[antlr-interest] how to parse a number and a unit

Fri Sep 26 16:35:46 PDT 2008

At 06:56 27/09/2008, Sven Prevrhal wrote:
 >I want to parse a number and a unit - with the code below 
'ingline'
 >can parse 5.2sm But not 5.2 sm - why?
 >
 >If I add a rule
 >space	:	(' ' | '\t')+;
 >and modify ingline to
 >ingline	:	float space? unit;
 >then both lines, with or without space. However, the 'space' now 

 >appears in the parse tree.
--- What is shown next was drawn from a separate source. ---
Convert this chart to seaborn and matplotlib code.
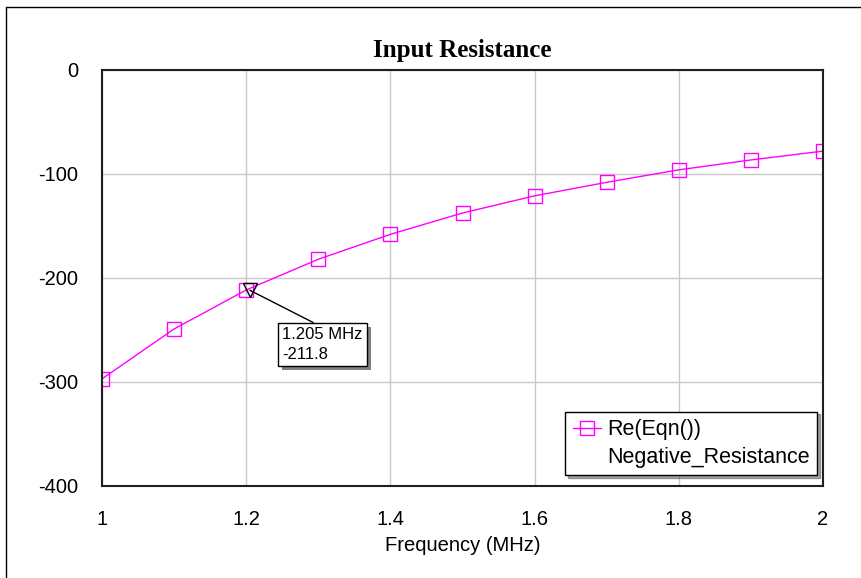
import numpy as np
import matplotlib
matplotlib.use('Agg')
import matplotlib.pyplot as plt
import matplotlib.patheffects as pe
from matplotlib.lines import Line2D
import seaborn as sns

# data
freq = [1.0, 1.1, 1.2, 1.3, 1.4, 1.5, 1.6, 1.7, 1.8, 1.9, 2.0]
resistance = [-297, -249, -211.5, -182, -158, -137.5, -121, -108, -96, -86.5, -78]
marker_freq = 1.205
marker_val = -211.8
x_ticks = [1, 1.2, 1.4, 1.6, 1.8, 2]
x_tick_labels = ['1', '1.2', '1.4', '1.6', '1.8', '2']
y_ticks = [0, -100, -200, -300, -400]

sns.set_style('white')
plt.rcParams['font.family'] = ['Liberation Sans', 'DejaVu Sans']
plt.rcParams['axes.unicode_minus'] = False
plt.rcParams['text.color'] = 'black'
plt.rcParams['xtick.color'] = 'black'
plt.rcParams['ytick.color'] = 'black'
plt.rcParams['axes.labelcolor'] = 'black'

fig = plt.figure(figsize=(8.61, 5.78), dpi=100)
ax = fig.add_axes([0.1185, 0.1592, 0.8374, 0.7197])

magenta = '#ff00ff'
sns.lineplot(x=freq, y=resistance, ax=ax, color=magenta, linewidth=1,
             marker='s', markersize=9.5, markerfacecolor='none',
             markeredgecolor=magenta, markeredgewidth=1)

# marker readout
ax.plot(marker_freq, marker_val, marker='v', markersize=10,
        markerfacecolor='none', markeredgecolor='black', markeredgewidth=1)
ann = ax.annotate(f'{marker_freq:.3f} MHz\n{marker_val}',
                  xy=(marker_freq, marker_val), xytext=(1.2497, -264),
                  fontsize=12, va='center', ha='left', linespacing=1.4,
                  bbox=dict(boxstyle='square,pad=0.25', fc='white', ec='black', lw=1),
                  arrowprops=dict(arrowstyle='-', color='black', lw=1,
                                  shrinkA=0, shrinkB=0, relpos=(0.5, 1.0)))
ann.get_bbox_patch().set_path_effects(
    [pe.withSimplePatchShadow(offset=(3, -3), shadow_rgbFace='#808080', alpha=1.0)])

ax.set_xlim(1, 2)
ax.set_ylim(-400, 0)
ax.set_xticks(x_ticks)
ax.set_xticklabels(x_tick_labels)
ax.set_yticks(y_ticks)
ax.tick_params(axis='both', length=0, labelsize=14.5)
ax.tick_params(axis='y', pad=17)
ax.tick_params(axis='x', pad=17)
ax.grid(True, color='#c8c8c8', linewidth=1)
for s in ax.spines.values():
    s.set_color('#202020')
    s.set_linewidth(1.5)

ax.set_title('Input Resistance', fontsize=18, fontweight='bold',
             family=['Liberation Serif', 'DejaVu Serif'], pad=9)
ax.set_xlabel('Frequency (MHz)', fontsize=14.5, labelpad=5)
ax.set_ylabel('')

handles = [Line2D([], [], color=magenta, lw=1, marker='s', markersize=9.5,
                  markerfacecolor='none', markeredgecolor=magenta),
           Line2D([], [], color='none', lw=0)]
leg = ax.legend(handles, ['Re(Eqn())', 'Negative_Resistance'],
                loc='lower right', bbox_to_anchor=(0.992, 0.026),
                borderaxespad=0, fontsize=15.5, fancybox=False, shadow=True,
                framealpha=1, edgecolor='black', handlelength=1.3,
                handletextpad=0.3, labelspacing=0.3, borderpad=0.35)
leg.get_frame().set_linewidth(1)

# outer frame lines (top and left)
fig.add_artist(Line2D([6 / 861, 1], [1 - 7 / 578, 1 - 7 / 578], color='black', lw=1))
fig.add_artist(Line2D([6 / 861, 6 / 861], [0, 1 - 7 / 578], color='black', lw=1))

fig.savefig('out.png', dpi=100)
Now if I parse a  line with multiple
 >spaces like so
 >5.2     sm
 >this works too BUT the 'space' no longer appears in the parse 
tree
 >(I use ANTLworks)!!!! I AM A BIG QUESTION MARK. And
 >ingline	:	float WS? unit won't work at all.
[...]
 >word	:	~('\r' | '\n' | ' ' | '\t')+ ;
 >unit	:	'x ' | 'sm' | 'md' | 'lg' | 'cn' | 'pk' | 'pn' | 'dr'
 >      | 'ds' | 'ct' | 'bn' | 'sl' | 'ea' | 't ' | 'ts' | 'T '
 >      | 'tb' | 'fl' | 'c ' | 'pt' | 'qt' | 'ga' | 'oz' | 'lb'
 >      | 'ml' | 'cb' | 'cl' | 'dl' | 'l ' | 'mg' | 'cg' | 'dg'
 >      | 'g ' | 'kg' | ' ';
[...]
 >WS 	:	(' ' | '\t')+ {$channel = HIDDEN;} ;

I know that using character literals like this in the parser is 
tempting, but when you're starting out using ANTLR it can lead to 
just such confusing results.  I think it's best to avoid them 
entirely and just write explicit lexer rules.  Not only does this 
lead to less confusion, but you get to name the token types better 
:)

First off, the reason why using "WS" in a parser rule doesn't work 
is that the WS rule emits its token on a hidden channel, so it's 
completely invisible to the parser -- it will simply never see a 
WS, so can't possibly match it.

Next, when you defined the 'space' rule: as this is a parser rule, 
and you're using quoted literals, *each* quoted string becomes a 
token in its own right.  In other words, this:

space : (' ' | '\t')+;

is basically equivalent to this:

T52 : ' ';
T53 : '\t';
space : (T52 | T53)+;

Now, if you combine this with the lexer rule WS, what you end up 
with is a lexer that says "ok, if there's a single space, then 
it's a T52 and the parser can see it.  If there's more than one 
space, it's a WS and the parser can't see any of them."  Hopefully 
it's now obvious why you're getting the behaviour you're 
describing.  (The "word" and "unit" rules will cause similar 
problems.)

The way I usually prefer to approach parsing tasks is to first 
write a complete standalone lexer (and a set of unit tests to 
ensure it's producing the set of tokens I'm expecting).  Only when 
that is done do I write the parser rules that then interpret the 
resulting tokens.

Another potentially useful rule of thumb: for some inputs, 
whitespace truly is significant, and you *shouldn't* hide it.  For 
others, it's not, and you should.  In the latter case, sometimes 
you will have cases (eg. single-line comments) where the 
whitespace needs to be treated as significant in one specific 
area, but not globally; in these cases, you need to handle it all 
in the lexer, since the lexer can still see the whitespace but the 
parser cannot.